Yuzo Kitazawa, Kaori Iwata, Ryosuke Kido, Satoru Imaizumi, Seiji Tsuzuki, Wataru Shinoda, Kazuhide Ueno, Toshihiko Mandai, Hisashi Kokubo, Kaoru Dokko, and Masayoshi Watanabe
Chem. Mater. 30(1), 252-261 (2018).
We describe here the electrochemical properties and battery performance of polymer electrolytes composed of ABA-triblock copolymers and Li-glyme solvate ionic liquids (SILs), which consist of the [Li(glyme)]+ complex cation and bis(trifluoromethanesulfoly)amide ([TFSA]−) anion, to simultaneously achieve high ionic conductivity, thermal stability, and a wide potential window. Three different block copolymers, consisting of a SIL-incompatible A segment (polystyrene, PSt) and SIL-compatible B segments (poly(methyl methacrylate) (PMMA), poly(ethylene oxide) (PEO), and poly(butyl acrylate) (PBA)) were synthesized. The SILs were solidified with the copolymers through physical cross-linking by the self-assembly of the PSt segment.
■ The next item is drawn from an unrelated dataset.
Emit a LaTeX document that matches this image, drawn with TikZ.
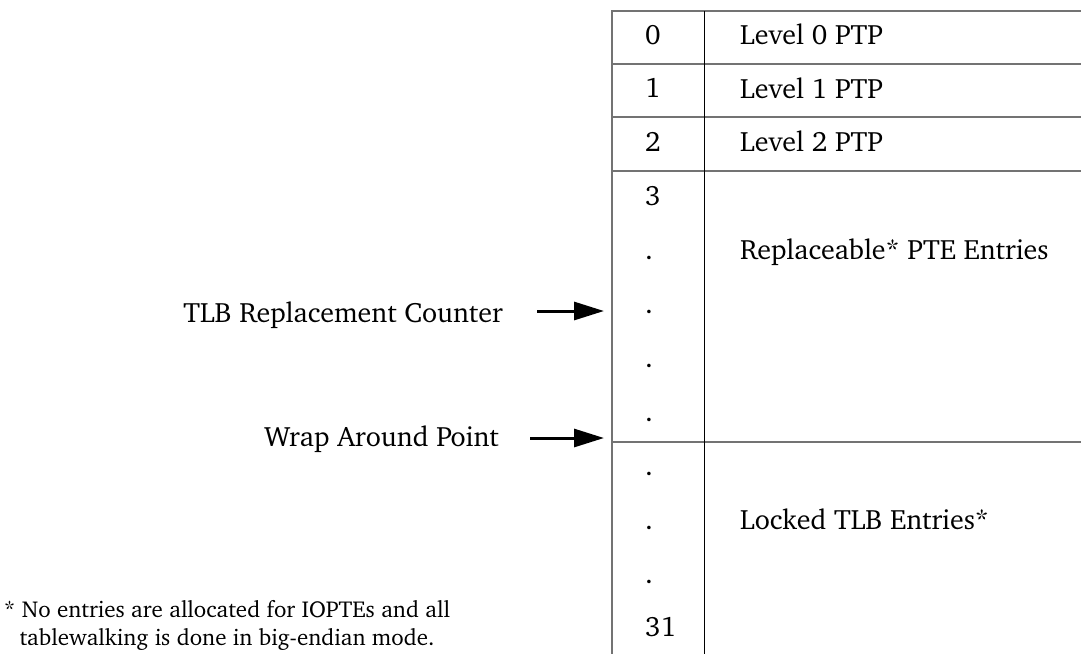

The thermal and electrochemical properties of the polymer electrolytes were significantly affected by the stability of the [Li(glyme)]+ complex in the block copolymer B segments, and the preservation of the SILs contributed to their thermal stabilities and oxidation stabilities greater than 4 V vs Li/Li+. Pulsed-field gradient spin–echo nuclear magnetic resonance measurements of the polymer electrolytes and molecular dynamics simulation indicate that the [Li(glyme)]+ complex cation is unstable in the PEO matrix because of the competitive coordination of the PEO chain and glyme with Li+. On the other hand, the complex structure of [Li(glyme)]+ is stable in the PMMA- and PBA-based polymer electrolytes because of the weak interaction between Li+ and the polymer chains. By use of the PMMA- and PBA-based polymer electrolytes, 4-V class Li batteries with a LiCoO2 cathode and a Li metal anode could be operated stably at 60 °C; in contrast, this was not possible using the PEO-based electrolyte.